To provide an example, let’s say that we want to create a table of means for some variables, and within the column headers, we want to add another statistic about the columns within the label.
Let’s use the trusty iris data set.
Loading data
library(tidyverse)
## ── Attaching packages ─────────────────────────────────────── tidyverse 1.3.1 ──
## ✔ ggplot2 3.3.6 ✔ purrr 0.3.4
## ✔ tibble 3.1.8 ✔ dplyr 1.0.9
## ✔ tidyr 1.2.0 ✔ stringr 1.4.0
## ✔ readr 2.1.2 ✔ forcats 0.5.1
## ── Conflicts ────────────────────────────────────────── tidyverse_conflicts() ──
## ✖ dplyr::filter() masks stats::filter()

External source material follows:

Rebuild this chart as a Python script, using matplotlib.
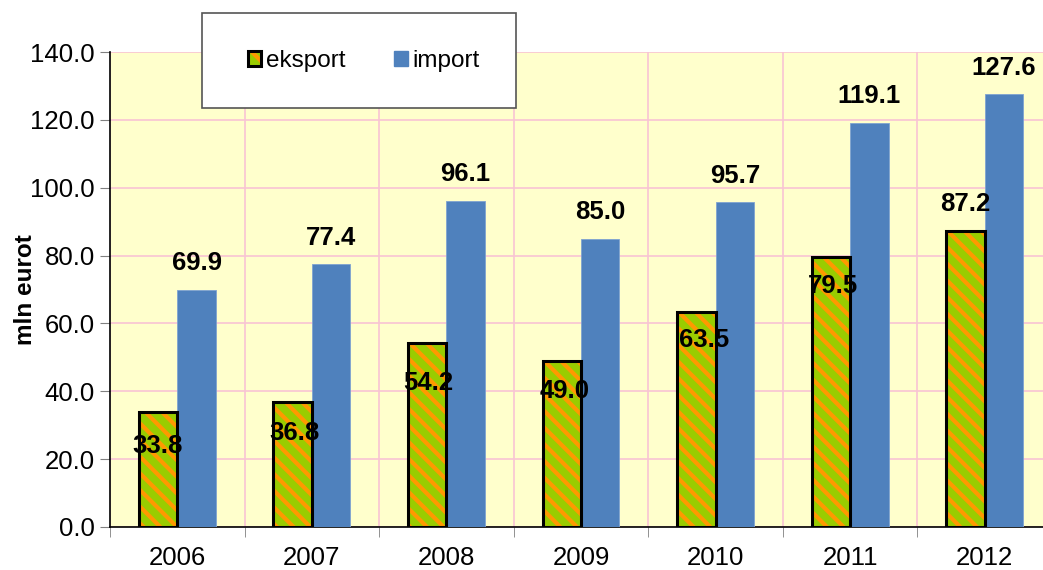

## ✖ dplyr::lag() masks stats::lag()
data <- iris %>%
janitor::clean_names()
head(data)
## sepal_length sepal_width petal_length petal_width species
## 1 5.1 3.5 1.4 0.2 setosa
## 2 4.9 3.0 1.4 0.2 setosa
## 3 4.7 3.2 1.3 0.2 setosa
## 4 4.6 3.1 1.5 0.2 setosa
## 5 5.0 3.6 1.4 0.2 setosa
## 6 5.4 3.9 1.7 0.4 setosa
If you’re unfamiliar with the iris data, there are four species of iris included, with four attribute variables describing the plants. Which attribute contains the most variation across the different species? One reasonable way to answer this question would be to 1) find the means of each attribute across the species, and then 2) calculate the standard deviation of the means across each attribute. Let’s make a table containing all of this information.
Creating table
First I need to calculate the means for each variable.
data %>%
group_by(species) %>%
summarize(
across(everything(), ~ mean(.x))
)
## # A tibble: 3 × 5
## species sepal_length sepal_width petal_length petal_width
## <fct> <dbl> <dbl> <dbl> <dbl>
## 1 setosa 5.01 3.43 1.46 0.246
## 2 versicolor 5.94 2.77 4.26 1.33
## 3 virginica 6.59 2.97 5.55 2.03
Easy enough. Now, the tricky part: How can we include information about the standard deviations of these columns? The first thought would be to calculate these values and somehow append them as a separate row. This would work fine, but it would be a bit difficult to format successfully. An alternative approach is to include the standard deviations within the column labels themselves. Normally this would involve a few clunky steps, but with the ability to create local variables within a pipe, this turns out to be a pretty easy and concise task!
data %>%
group_by(species) %>%
summarize(
across(everything(), ~ mean(.x))
) %>%
{
sds <- summarize(.,across(-1, ~ sd(.x))) %>% # calculating SDs of each column which are stored in a local variable, "sds".
mutate(across(everything(), ~ round(.x,2))) # rounding SDs
rename_with(., .cols = -1, ~ paste0(.x," (SD = ",sds[1,],")")) #renaming columns to include SD values
} %>%
gt::gt()
species | sepal_length (SD = 0.8) | sepal_width (SD = 0.34) | petal_length (SD = 2.09) | petal_width (SD = 0.9) |
---|---|---|---|---|
setosa | 5.006 | 3.428 | 1.462 | 0.246 |
versicolor | 5.936 | 2.770 | 4.260 | 1.326 |
virginica | 6.588 | 2.974 | 5.552 | 2.026 |
Pretty cool, huh? But what if you wanted to store the sds
object for something later on? Easy: assign it to a global variable!
data %>%
group_by(species) %>%
summarize(
across(everything(), ~ mean(.x))
) %>%
{
sds <- summarize(., across(-1, ~ sd(.x))) %>% # calculating SDs of each column which are stored in a local variable, "sds".
mutate(across(everything(), ~ round(.x,2))) # rounding SDs
SDs <<- sds # Creating global variable which will be saved in environment
rename_with(., .cols = -1, ~ paste0(.x," (SD = ",sds[1,],")")) #renaming columns to include SD values
} %>%
gt::gt()
species | sepal_length (SD = 0.8) | sepal_width (SD = 0.34) | petal_length (SD = 2.09) | petal_width (SD = 0.9) |
---|---|---|---|---|
setosa | 5.006 | 3.428 | 1.462 | 0.246 |
versicolor | 5.936 | 2.770 | 4.260 | 1.326 |
virginica | 6.588 | 2.974 | 5.552 | 2.026 |
And here is the stored SDs
object:
SDs
## # A tibble: 1 × 4
## sepal_length sepal_width petal_length petal_width
## <dbl> <dbl> <dbl> <dbl>
## 1 0.8 0.34 2.09 0.9
There are plenty more useful applications beyond what I’ve shown here, but hopefully this example provides a glimpse into the potential power of using local variables within pipes.